What you will do:
Skip any picture you find and retype all the remaining lines exactly.

Data provided:
---

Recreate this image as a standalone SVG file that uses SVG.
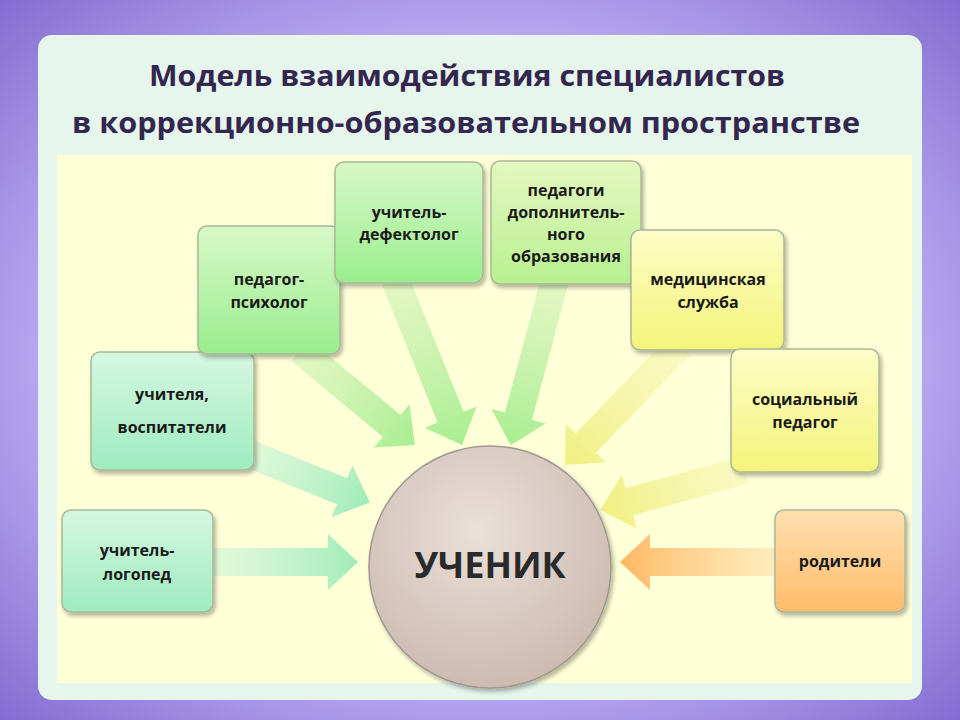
<svg xmlns="http://www.w3.org/2000/svg" width="960" height="720" viewBox="0 0 960 720">
<defs>
<radialGradient id="bg" cx="50%" cy="50%" r="75%"><stop offset="0.6" stop-color="#b8a8f0"/><stop offset="1" stop-color="#7a62cc"/></radialGradient>
<linearGradient id="gTeal" x1="0" y1="0" x2="0" y2="1"><stop offset="0" stop-color="#d6f7e0"/><stop offset="1" stop-color="#9eecc0"/></linearGradient>
<linearGradient id="gGreen" x1="0" y1="0" x2="0" y2="1"><stop offset="0" stop-color="#d8f8c8"/><stop offset="1" stop-color="#9aee8e"/></linearGradient>
<linearGradient id="gLime" x1="0" y1="0" x2="0" y2="1"><stop offset="0" stop-color="#e4f8c0"/><stop offset="1" stop-color="#b8f090"/></linearGradient>
<linearGradient id="gYel" x1="0" y1="0" x2="0" y2="1"><stop offset="0" stop-color="#fdfdc8"/><stop offset="1" stop-color="#f4f47a"/></linearGradient>
<linearGradient id="gOr" x1="0" y1="0" x2="0" y2="1"><stop offset="0" stop-color="#ffe0b0"/><stop offset="1" stop-color="#ffbc6a"/></linearGradient>
<radialGradient id="gCirc" cx="45%" cy="35%" r="70%"><stop offset="0" stop-color="#eae0da"/><stop offset="1" stop-color="#cbb8ad"/></radialGradient>
<linearGradient id="aG" x1="0" y1="0" x2="1" y2="0"><stop offset="0" stop-color="#c8f0b0" stop-opacity="0.5"/><stop offset="1" stop-color="#a8ee90"/></linearGradient>
<linearGradient id="aT" x1="0" y1="0" x2="1" y2="0"><stop offset="0" stop-color="#c8f4d8" stop-opacity="0.5"/><stop offset="1" stop-color="#a0ecb8"/></linearGradient>
<linearGradient id="aY" x1="0" y1="0" x2="1" y2="0"><stop offset="0" stop-color="#f4f4b0" stop-opacity="0.5"/><stop offset="1" stop-color="#f0f080"/></linearGradient>
<linearGradient id="aO" x1="0" y1="0" x2="1" y2="0"><stop offset="0" stop-color="#ffd8a0" stop-opacity="0.5"/><stop offset="1" stop-color="#ffb860"/></linearGradient>
<filter id="sh" x="-10%" y="-10%" width="130%" height="130%"><feDropShadow dx="2" dy="3" stdDeviation="2" flood-color="#000" flood-opacity="0.3"/></filter>
</defs>
<style>
.box{stroke:#a8b898;stroke-width:1.5;filter:url(#sh)}
.t{font-family:"Open Sans","DejaVu Sans",sans-serif;font-weight:bold;font-size:16px;fill:#1a1a1a;text-anchor:middle}
.title{font-family:"Open Sans","DejaVu Sans",sans-serif;font-weight:bold;font-size:29px;fill:#33264f;text-anchor:middle}
</style>
<rect width="960" height="720" fill="url(#bg)"/>
<rect x="38" y="35" width="884" height="665" rx="14" fill="#e6f6ec"/>
<rect x="57" y="155" width="855" height="528" fill="#ffffd8"/>
<text class="title" x="467" y="86" textLength="636" lengthAdjust="spacingAndGlyphs">Модель взаимодействия специалистов</text>
<text class="title" x="466" y="133" textLength="788" lengthAdjust="spacingAndGlyphs">в коррекционно-образовательном пространстве</text>
<g id="connectors">
<polygon transform="translate(213,562) rotate(0)" points="0,-14 115,-14 115,-28 145,0 115,28 115,14 0,14" fill="url(#aT)"/>
<polygon transform="translate(240,450) rotate(22)" points="0,-14 110,-14 110,-28 140,0 110,28 110,14 0,14" fill="url(#aT)"/>
<polygon transform="translate(300,350) rotate(39.6)" points="0,-14 119,-14 119,-28 149,0 119,28 119,14 0,14" fill="url(#aG)"/>
<polygon transform="translate(395,280) rotate(67.9)" points="0,-14 148,-14 148,-28 178,0 148,28 148,14 0,14" fill="url(#aG)"/>
<polygon transform="translate(555,280) rotate(105)" points="0,-14 141,-14 141,-28 171,0 141,28 141,14 0,14" fill="url(#aG)"/>
<polygon transform="translate(680,345) rotate(133.8)" points="0,-14 136,-14 136,-28 166,0 136,28 136,14 0,14" fill="url(#aY)"/>
<polygon transform="translate(745,470) rotate(164.6)" points="0,-14 120,-14 120,-28 150,0 120,28 120,14 0,14" fill="url(#aY)"/>
<polygon transform="translate(775,562) rotate(180)" points="0,-14 125,-14 125,-28 155,0 125,28 125,14 0,14" fill="url(#aO)"/>
</g>
<g id="logoped"><rect class="box" x="62" y="510" width="151" height="102" rx="9" fill="url(#gTeal)"/><text class="t" x="137" y="556">учитель-</text><text class="t" x="137" y="580">логопед</text></g>
<g id="vospitateli"><rect class="box" x="91" y="352" width="163" height="118" rx="9" fill="url(#gTeal)"/><text class="t" x="172" y="400">учителя,</text><text class="t" x="172" y="433">воспитатели</text></g>
<g id="psiholog"><rect class="box" x="198" y="226" width="142" height="128" rx="9" fill="url(#gGreen)"/><text class="t" x="269" y="285">педагог-</text><text class="t" x="269" y="308">психолог</text></g>
<g id="defektolog"><rect class="box" x="335" y="162" width="148" height="121" rx="9" fill="url(#gGreen)"/><text class="t" x="409" y="218">учитель-</text><text class="t" x="409" y="240">дефектолог</text></g>
<g id="dop"><rect class="box" x="491" y="161" width="150" height="123" rx="9" fill="url(#gLime)"/><text class="t" x="566" y="196">педагоги</text><text class="t" x="566" y="218">дополнитель-</text><text class="t" x="566" y="240">ного</text><text class="t" x="566" y="262">образования</text></g>
<g id="med"><rect class="box" x="631" y="230" width="153" height="120" rx="9" fill="url(#gYel)"/><text class="t" x="708" y="285">медицинская</text><text class="t" x="708" y="308">служба</text></g>
<g id="social"><rect class="box" x="731" y="349" width="148" height="123" rx="9" fill="url(#gYel)"/><text class="t" x="805" y="405">социальный</text><text class="t" x="805" y="428">педагог</text></g>
<g id="roditeli"><rect class="box" x="775" y="510" width="130" height="102" rx="9" fill="url(#gOr)"/><text class="t" x="840" y="567">родители</text></g>
<g id="uchenik"><circle cx="490" cy="567" r="121" fill="url(#gCirc)" stroke="#a09890" stroke-width="1.5" filter="url(#sh)"/><text x="490" y="578" font-family="'Open Sans','DejaVu Sans',sans-serif" font-weight="bold" font-size="36" fill="#2a2a2a" text-anchor="middle">УЧЕНИК</text></g>
</svg>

---

Output of the task:
Recreate this image as a standalone SVG file that uses SVG.
<svg xmlns="http://www.w3.org/2000/svg" width="960" height="720" viewBox="0 0 960 720">
<defs>
<radialGradient id="bg" cx="50%" cy="50%" r="75%"><stop offset="0.6" stop-color="#b8a8f0"/><stop offset="1" stop-color="#7a62cc"/></radialGradient>
<linearGradient id="gTeal" x1="0" y1="0" x2="0" y2="1"><stop offset="0" stop-color="#d6f7e0"/><stop offset="1" stop-color="#9eecc0"/></linearGradient>
<linearGradient id="gGreen" x1="0" y1="0" x2="0" y2="1"><stop offset="0" stop-color="#d8f8c8"/><stop offset="1" stop-color="#9aee8e"/></linearGradient>
<linearGradient id="gLime" x1="0" y1="0" x2="0" y2="1"><stop offset="0" stop-color="#e4f8c0"/><stop offset="1" stop-color="#b8f090"/></linearGradient>
<linearGradient id="gYel" x1="0" y1="0" x2="0" y2="1"><stop offset="0" stop-color="#fdfdc8"/><stop offset="1" stop-color="#f4f47a"/></linearGradient>
<linearGradient id="gOr" x1="0" y1="0" x2="0" y2="1"><stop offset="0" stop-color="#ffe0b0"/><stop offset="1" stop-color="#ffbc6a"/></linearGradient>
<radialGradient id="gCirc" cx="45%" cy="35%" r="70%"><stop offset="0" stop-color="#eae0da"/><stop offset="1" stop-color="#cbb8ad"/></radialGradient>
<linearGradient id="aG" x1="0" y1="0" x2="1" y2="0"><stop offset="0" stop-color="#c8f0b0" stop-opacity="0.5"/><stop offset="1" stop-color="#a8ee90"/></linearGradient>
<linearGradient id="aT" x1="0" y1="0" x2="1" y2="0"><stop offset="0" stop-color="#c8f4d8" stop-opacity="0.5"/><stop offset="1" stop-color="#a0ecb8"/></linearGradient>
<linearGradient id="aY" x1="0" y1="0" x2="1" y2="0"><stop offset="0" stop-color="#f4f4b0" stop-opacity="0.5"/><stop offset="1" stop-color="#f0f080"/></linearGradient>
<linearGradient id="aO" x1="0" y1="0" x2="1" y2="0"><stop offset="0" stop-color="#ffd8a0" stop-opacity="0.5"/><stop offset="1" stop-color="#ffb860"/></linearGradient>
<filter id="sh" x="-10%" y="-10%" width="130%" height="130%"><feDropShadow dx="2" dy="3" stdDeviation="2" flood-color="#000" flood-opacity="0.3"/></filter>
</defs>
<style>
.box{stroke:#a8b898;stroke-width:1.5;filter:url(#sh)}
.t{font-family:"Open Sans","DejaVu Sans",sans-serif;font-weight:bold;font-size:16px;fill:#1a1a1a;text-anchor:middle}
.title{font-family:"Open Sans","DejaVu Sans",sans-serif;font-weight:bold;font-size:29px;fill:#33264f;text-anchor:middle}
</style>
<rect width="960" height="720" fill="url(#bg)"/>
<rect x="38" y="35" width="884" height="665" rx="14" fill="#e6f6ec"/>
<rect x="57" y="155" width="855" height="528" fill="#ffffd8"/>
<text class="title" x="467" y="86" textLength="636" lengthAdjust="spacingAndGlyphs">Модель взаимодействия специалистов</text>
<text class="title" x="466" y="133" textLength="788" lengthAdjust="spacingAndGlyphs">в коррекционно-образовательном пространстве</text>
<g id="connectors">
<polygon transform="translate(213,562) rotate(0)" points="0,-14 115,-14 115,-28 145,0 115,28 115,14 0,14" fill="url(#aT)"/>
<polygon transform="translate(240,450) rotate(22)" points="0,-14 110,-14 110,-28 140,0 110,28 110,14 0,14" fill="url(#aT)"/>
<polygon transform="translate(300,350) rotate(39.6)" points="0,-14 119,-14 119,-28 149,0 119,28 119,14 0,14" fill="url(#aG)"/>
<polygon transform="translate(395,280) rotate(67.9)" points="0,-14 148,-14 148,-28 178,0 148,28 148,14 0,14" fill="url(#aG)"/>
<polygon transform="translate(555,280) rotate(105)" points="0,-14 141,-14 141,-28 171,0 141,28 141,14 0,14" fill="url(#aG)"/>
<polygon transform="translate(680,345) rotate(133.8)" points="0,-14 136,-14 136,-28 166,0 136,28 136,14 0,14" fill="url(#aY)"/>
<polygon transform="translate(745,470) rotate(164.6)" points="0,-14 120,-14 120,-28 150,0 120,28 120,14 0,14" fill="url(#aY)"/>
<polygon transform="translate(775,562) rotate(180)" points="0,-14 125,-14 125,-28 155,0 125,28 125,14 0,14" fill="url(#aO)"/>
</g>
<g id="logoped"><rect class="box" x="62" y="510" width="151" height="102" rx="9" fill="url(#gTeal)"/><text class="t" x="137" y="556">учитель-</text><text class="t" x="137" y="580">логопед</text></g>
<g id="vospitateli"><rect class="box" x="91" y="352" width="163" height="118" rx="9" fill="url(#gTeal)"/><text class="t" x="172" y="400">учителя,</text><text class="t" x="172" y="433">воспитатели</text></g>
<g id="psiholog"><rect class="box" x="198" y="226" width="142" height="128" rx="9" fill="url(#gGreen)"/><text class="t" x="269" y="285">педагог-</text><text class="t" x="269" y="308">психолог</text></g>
<g id="defektolog"><rect class="box" x="335" y="162" width="148" height="121" rx="9" fill="url(#gGreen)"/><text class="t" x="409" y="218">учитель-</text><text class="t" x="409" y="240">дефектолог</text></g>
<g id="dop"><rect class="box" x="491" y="161" width="150" height="123" rx="9" fill="url(#gLime)"/><text class="t" x="566" y="196">педагоги</text><text class="t" x="566" y="218">дополнитель-</text><text class="t" x="566" y="240">ного</text><text class="t" x="566" y="262">образования</text></g>
<g id="med"><rect class="box" x="631" y="230" width="153" height="120" rx="9" fill="url(#gYel)"/><text class="t" x="708" y="285">медицинская</text><text class="t" x="708" y="308">служба</text></g>
<g id="social"><rect class="box" x="731" y="349" width="148" height="123" rx="9" fill="url(#gYel)"/><text class="t" x="805" y="405">социальный</text><text class="t" x="805" y="428">педагог</text></g>
<g id="roditeli"><rect class="box" x="775" y="510" width="130" height="102" rx="9" fill="url(#gOr)"/><text class="t" x="840" y="567">родители</text></g>
<g id="uchenik"><circle cx="490" cy="567" r="121" fill="url(#gCirc)" stroke="#a09890" stroke-width="1.5" filter="url(#sh)"/><text x="490" y="578" font-family="'Open Sans','DejaVu Sans',sans-serif" font-weight="bold" font-size="36" fill="#2a2a2a" text-anchor="middle">УЧЕНИК</text></g>
</svg>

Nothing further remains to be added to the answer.